>> Begin

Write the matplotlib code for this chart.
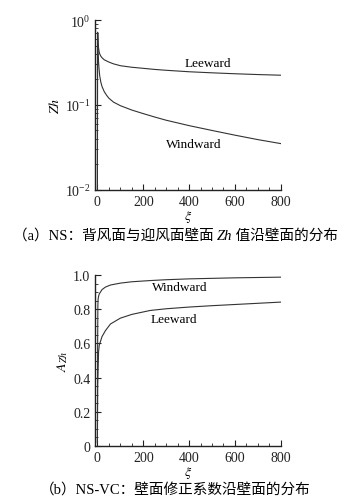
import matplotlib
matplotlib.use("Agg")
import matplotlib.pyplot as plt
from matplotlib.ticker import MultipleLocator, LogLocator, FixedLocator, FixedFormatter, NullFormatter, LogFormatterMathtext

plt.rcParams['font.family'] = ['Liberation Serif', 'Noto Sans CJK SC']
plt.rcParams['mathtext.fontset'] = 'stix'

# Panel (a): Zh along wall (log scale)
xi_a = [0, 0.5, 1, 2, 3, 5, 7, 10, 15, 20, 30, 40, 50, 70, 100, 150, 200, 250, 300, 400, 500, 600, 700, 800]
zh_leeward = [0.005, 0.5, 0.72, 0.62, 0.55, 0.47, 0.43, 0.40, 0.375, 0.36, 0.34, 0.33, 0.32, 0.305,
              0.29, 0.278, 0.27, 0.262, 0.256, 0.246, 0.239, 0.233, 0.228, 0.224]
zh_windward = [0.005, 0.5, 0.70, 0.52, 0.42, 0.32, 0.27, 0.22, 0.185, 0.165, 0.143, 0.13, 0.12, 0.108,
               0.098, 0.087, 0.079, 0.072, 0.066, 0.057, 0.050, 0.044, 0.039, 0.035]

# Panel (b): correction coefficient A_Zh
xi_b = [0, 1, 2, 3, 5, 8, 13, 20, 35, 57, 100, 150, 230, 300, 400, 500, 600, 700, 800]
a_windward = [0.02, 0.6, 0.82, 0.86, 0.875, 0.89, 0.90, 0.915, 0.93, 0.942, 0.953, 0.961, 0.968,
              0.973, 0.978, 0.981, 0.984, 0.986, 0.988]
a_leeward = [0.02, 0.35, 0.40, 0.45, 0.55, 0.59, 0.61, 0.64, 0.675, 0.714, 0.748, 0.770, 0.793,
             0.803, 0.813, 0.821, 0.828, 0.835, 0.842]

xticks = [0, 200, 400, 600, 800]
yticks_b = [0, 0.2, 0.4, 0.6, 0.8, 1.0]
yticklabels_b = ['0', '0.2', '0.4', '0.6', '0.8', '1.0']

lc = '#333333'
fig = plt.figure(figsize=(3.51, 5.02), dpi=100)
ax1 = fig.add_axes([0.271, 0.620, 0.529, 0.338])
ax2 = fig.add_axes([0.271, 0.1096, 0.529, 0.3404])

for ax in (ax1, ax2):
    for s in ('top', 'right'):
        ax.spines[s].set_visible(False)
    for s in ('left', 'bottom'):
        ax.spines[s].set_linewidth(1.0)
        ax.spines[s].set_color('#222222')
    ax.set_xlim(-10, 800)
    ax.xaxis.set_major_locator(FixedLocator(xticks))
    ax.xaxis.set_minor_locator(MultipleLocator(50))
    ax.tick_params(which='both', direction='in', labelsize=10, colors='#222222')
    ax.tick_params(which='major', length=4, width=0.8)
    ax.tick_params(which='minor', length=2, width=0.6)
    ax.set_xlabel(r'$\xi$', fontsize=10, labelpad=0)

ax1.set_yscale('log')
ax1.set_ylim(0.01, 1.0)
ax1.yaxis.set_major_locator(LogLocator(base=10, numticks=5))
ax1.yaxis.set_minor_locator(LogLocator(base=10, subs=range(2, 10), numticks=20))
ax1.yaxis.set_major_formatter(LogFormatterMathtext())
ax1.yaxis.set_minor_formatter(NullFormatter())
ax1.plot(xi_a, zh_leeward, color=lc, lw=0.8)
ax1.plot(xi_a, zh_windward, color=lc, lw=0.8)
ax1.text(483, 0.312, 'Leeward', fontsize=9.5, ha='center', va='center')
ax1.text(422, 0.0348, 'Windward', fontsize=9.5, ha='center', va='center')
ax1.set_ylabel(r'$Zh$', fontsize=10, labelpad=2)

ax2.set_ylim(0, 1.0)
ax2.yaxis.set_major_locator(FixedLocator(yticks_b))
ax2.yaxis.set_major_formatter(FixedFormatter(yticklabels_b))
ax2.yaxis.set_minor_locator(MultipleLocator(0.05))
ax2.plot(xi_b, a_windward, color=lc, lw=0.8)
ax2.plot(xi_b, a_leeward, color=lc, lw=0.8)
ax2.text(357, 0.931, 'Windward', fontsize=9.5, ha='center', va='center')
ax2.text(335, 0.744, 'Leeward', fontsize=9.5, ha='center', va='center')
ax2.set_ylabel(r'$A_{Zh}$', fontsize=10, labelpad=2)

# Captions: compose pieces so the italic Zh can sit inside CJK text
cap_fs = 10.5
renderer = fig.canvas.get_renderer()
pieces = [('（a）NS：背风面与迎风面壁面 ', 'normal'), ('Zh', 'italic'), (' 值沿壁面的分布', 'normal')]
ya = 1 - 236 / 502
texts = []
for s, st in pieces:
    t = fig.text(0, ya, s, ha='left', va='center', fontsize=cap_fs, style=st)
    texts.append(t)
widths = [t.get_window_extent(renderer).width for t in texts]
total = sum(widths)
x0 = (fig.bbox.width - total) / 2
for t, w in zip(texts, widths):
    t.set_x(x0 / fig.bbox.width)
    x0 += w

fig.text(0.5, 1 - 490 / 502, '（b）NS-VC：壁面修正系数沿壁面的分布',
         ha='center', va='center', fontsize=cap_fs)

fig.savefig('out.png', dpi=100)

>> End

» Exercise objective
Leave out the pictures and repeat exactly the lines from the start of the material through the line that contains "0.803, 0.813, 0.821, 0.828, 0.835, 0.842]", both included.

» Worked solution
Write the matplotlib code for this chart.
import matplotlib
matplotlib.use("Agg")
import matplotlib.pyplot as plt
from matplotlib.ticker import MultipleLocator, LogLocator, FixedLocator, FixedFormatter, NullFormatter, LogFormatterMathtext

plt.rcParams['font.family'] = ['Liberation Serif', 'Noto Sans CJK SC']
plt.rcParams['mathtext.fontset'] = 'stix'

# Panel (a): Zh along wall (log scale)
xi_a = [0, 0.5, 1, 2, 3, 5, 7, 10, 15, 20, 30, 40, 50, 70, 100, 150, 200, 250, 300, 400, 500, 600, 700, 800]
zh_leeward = [0.005, 0.5, 0.72, 0.62, 0.55, 0.47, 0.43, 0.40, 0.375, 0.36, 0.34, 0.33, 0.32, 0.305,
              0.29, 0.278, 0.27, 0.262, 0.256, 0.246, 0.239, 0.233, 0.228, 0.224]
zh_windward = [0.005, 0.5, 0.70, 0.52, 0.42, 0.32, 0.27, 0.22, 0.185, 0.165, 0.143, 0.13, 0.12, 0.108,
               0.098, 0.087, 0.079, 0.072, 0.066, 0.057, 0.050, 0.044, 0.039, 0.035]

# Panel (b): correction coefficient A_Zh
xi_b = [0, 1, 2, 3, 5, 8, 13, 20, 35, 57, 100, 150, 230, 300, 400, 500, 600, 700, 800]
a_windward = [0.02, 0.6, 0.82, 0.86, 0.875, 0.89, 0.90, 0.915, 0.93, 0.942, 0.953, 0.961, 0.968,
              0.973, 0.978, 0.981, 0.984, 0.986, 0.988]
a_leeward = [0.02, 0.35, 0.40, 0.45, 0.55, 0.59, 0.61, 0.64, 0.675, 0.714, 0.748, 0.770, 0.793,
             0.803, 0.813, 0.821, 0.828, 0.835, 0.842]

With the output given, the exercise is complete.